As we walked in, we saw two little girls playing outside in the courtyard where the Authentications office is housed. One was Caucasian and the other was Chinese. We admired their cuteness, walked in, took a number, and waited until we were called. When we handed the worker our packet, she told us that we could only authenticate 15 out of 16 pages. When I asked if I could do 15 and B could do one, she told us "No, you two are together." Okay, by this point I was getting pissed. Hearing me argue with her, a man sitting in the waiting room said, "You know what, I'm not with them. Give it to me, I'll walk it through!" He was pissed on our behalf! I said, "You know, that's a great idea," and started to hand him one of our documents. At this point, the woman said, "I'll talk to my supervisor." Shortly she came back and wiggled her fingers at me. I handed over the document and sweetly said, "Thank you so much."
As we were waiting, B struck up a conversation with two women in the waiting room. One was an adoption courier (she was also the mother of the two little girls) and the other was a professional courier. B told them we were adopting and why we were visiting D.C. After the adoption courier split, B asked the other woman for directions to the Chinese Consulate. The woman began rattling off how to get there. B then asked, "How long do you think it will take us to walk there from here?" Looking shocked, the woman said, "You cant walk to China! It's too far! I'm going there next, I'll give you a ride."
By this point we were feeling pretty discouraged. Things just weren't as hearts-and-flowers as we expected. We looked at each other, and said, "Okay." This lady didn't look like a serial killer or a freak, she looked like a mom. Besides, we knew if she tried anything, we could take her - she maybe weighed 130 pounds. We got our paperwork back, checked it, and walked with this woman, who introduced herself as "Debbie," to her van. It was obvious then she really was a mom, because that van said "kids" all over it. We strapped in and the ride began with a massive U-turn right in the middle of downtown D.C. traffic. Let's just say I held onto the "Oh Shit!" bar the entire ride.
Debbie walked us in and began walking us through the process. We could not believe how helpful this woman was being - she didn't have to help us at all. She kept saying, "You guys look so nice, there's no way I would leave you."

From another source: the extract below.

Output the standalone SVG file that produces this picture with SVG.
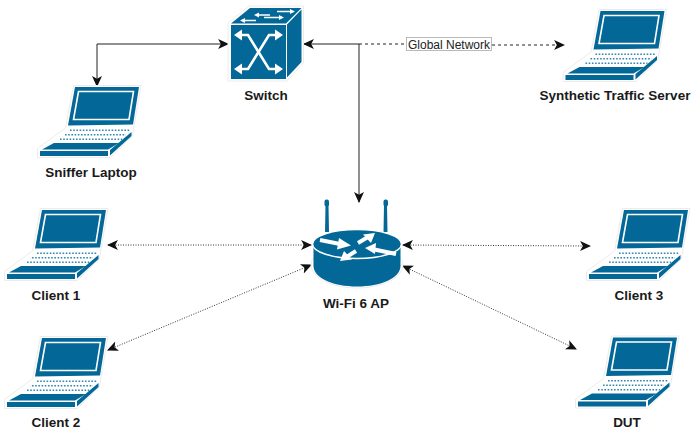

We had decided to leave our documents with the Chinese Consulate, because to wait for them would have cost us over 500 dollars more. As we waited, the adoption courier walked in with her daughters, and said, "Hey, you beat us here." Debbie asked her how they got to the Consulate and she told us they rode the bus. Debbie asked her where they were going after their drop-off, and she said, "We'll ride the bus back to the Metro." Debbie then said, "I'm taking them back to the Metro station, my van seats 7, so ride with us."
Amazingly, we all finished within 3 minutes of each other. We walked back to van, all piled in, and Debbie made another massive U-turn and two-wheeled it back to the Metro station. As we all got our stuff and poured out, B said, "You can't imagine how much you've helped us. Is there anything we can do? Buy you some gas? Buy you lunch?" Debbie just smiled and said, "Nope. I have a good story to tell my family. They'll probably kill me for giving a ride to strangers, but you guys looked so nice, it was fine. Good luck!" She waved, made another U-turn and sped off.
We said good-bye to the adoption courier and her children and rode down into the belly of the Metro station, shaking our heads in amazement at how wonderful people can be.